_Problem_
All of the material below is to be restated word for word, apart from the pictures.

_Source material_

__________________________________________________

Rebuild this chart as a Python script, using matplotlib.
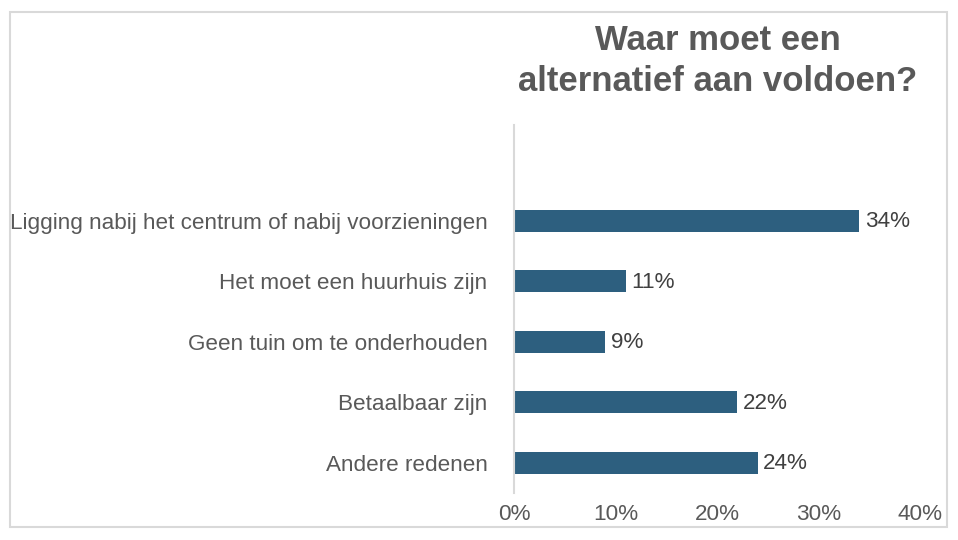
import matplotlib.pyplot as plt
from matplotlib.patches import Rectangle
from matplotlib.ticker import PercentFormatter

plt.rcParams['font.family'] = ['Liberation Sans', 'DejaVu Sans']

# categories from top to bottom as in the picture
categories = [
    "Ligging nabij het centrum of nabij voorzieningen",
    "Het moet een huurhuis zijn",
    "Geen tuin om te onderhouden",
    "Betaalbaar zijn",
    "Andere redenen",
]
values = [34, 11, 9, 22, 24]
x_ticks = [0, 10, 20, 30, 40]
title = "Waar moet een\nalternatief aan voldoen?"

BAR_COLOR = '#2d5f7f'
TEXT_COLOR = '#595959'

fig = plt.figure(figsize=(9.58, 5.40), dpi=100)
ax = fig.add_axes([514 / 958, 47 / 540, 406 / 958, 368 / 540])

# bottom category at y=0
ys = list(range(len(categories)))[::-1]
ax.barh(ys, values, height=0.36, color=BAR_COLOR)

for y, v in zip(ys, values):
    ax.text(v + 0.55, y - 0.02, f"{v}%", va='center', ha='left',
            fontsize=16.2, color='#404040')

ax.set_xlim(0, 40)
ax.set_ylim(-0.5, 5.58)
ax.set_xticks(x_ticks)
ax.xaxis.set_major_formatter(PercentFormatter(decimals=0))
ax.set_yticks(ys)
ax.set_yticklabels(categories)
ax.tick_params(axis='both', length=0, labelsize=16.2, labelcolor=TEXT_COLOR)
ax.tick_params(axis='y', pad=19)
ax.tick_params(axis='x', pad=8)

for s in ['top', 'right', 'bottom']:
    ax.spines[s].set_visible(False)
ax.spines['left'].set_color('#d9d9d9')
ax.spines['left'].set_linewidth(1.5)

fig.text(718 / 958, 1 - 61 / 540, title, ha='center', va='center',
         fontsize=25, fontweight='bold', color=TEXT_COLOR, linespacing=1.27)

# outer border of the chart
fig.patches.append(Rectangle((10 / 958, 13 / 540), 937 / 958, 515 / 540,
                             transform=fig.transFigure, fill=False,
                             edgecolor='#d9d9d9', linewidth=1.5))

fig.savefig('out.png', dpi=100)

__________________________________________________

_Reply to the exercise_
Rebuild this chart as a Python script, using matplotlib.
import matplotlib.pyplot as plt
from matplotlib.patches import Rectangle
from matplotlib.ticker import PercentFormatter

plt.rcParams['font.family'] = ['Liberation Sans', 'DejaVu Sans']

# categories from top to bottom as in the picture
categories = [
    "Ligging nabij het centrum of nabij voorzieningen",
    "Het moet een huurhuis zijn",
    "Geen tuin om te onderhouden",
    "Betaalbaar zijn",
    "Andere redenen",
]
values = [34, 11, 9, 22, 24]
x_ticks = [0, 10, 20, 30, 40]
title = "Waar moet een\nalternatief aan voldoen?"

BAR_COLOR = '#2d5f7f'
TEXT_COLOR = '#595959'

fig = plt.figure(figsize=(9.58, 5.40), dpi=100)
ax = fig.add_axes([514 / 958, 47 / 540, 406 / 958, 368 / 540])

# bottom category at y=0
ys = list(range(len(categories)))[::-1]
ax.barh(ys, values, height=0.36, color=BAR_COLOR)

for y, v in zip(ys, values):
    ax.text(v + 0.55, y - 0.02, f"{v}%", va='center', ha='left',
            fontsize=16.2, color='#404040')

ax.set_xlim(0, 40)
ax.set_ylim(-0.5, 5.58)
ax.set_xticks(x_ticks)
ax.xaxis.set_major_formatter(PercentFormatter(decimals=0))
ax.set_yticks(ys)
ax.set_yticklabels(categories)
ax.tick_params(axis='both', length=0, labelsize=16.2, labelcolor=TEXT_COLOR)
ax.tick_params(axis='y', pad=19)
ax.tick_params(axis='x', pad=8)

for s in ['top', 'right', 'bottom']:
    ax.spines[s].set_visible(False)
ax.spines['left'].set_color('#d9d9d9')
ax.spines['left'].set_linewidth(1.5)

fig.text(718 / 958, 1 - 61 / 540, title, ha='center', va='center',
         fontsize=25, fontweight='bold', color=TEXT_COLOR, linespacing=1.27)

# outer border of the chart
fig.patches.append(Rectangle((10 / 958, 13 / 540), 937 / 958, 515 / 540,
                             transform=fig.transFigure, fill=False,
                             edgecolor='#d9d9d9', linewidth=1.5))

fig.savefig('out.png', dpi=100)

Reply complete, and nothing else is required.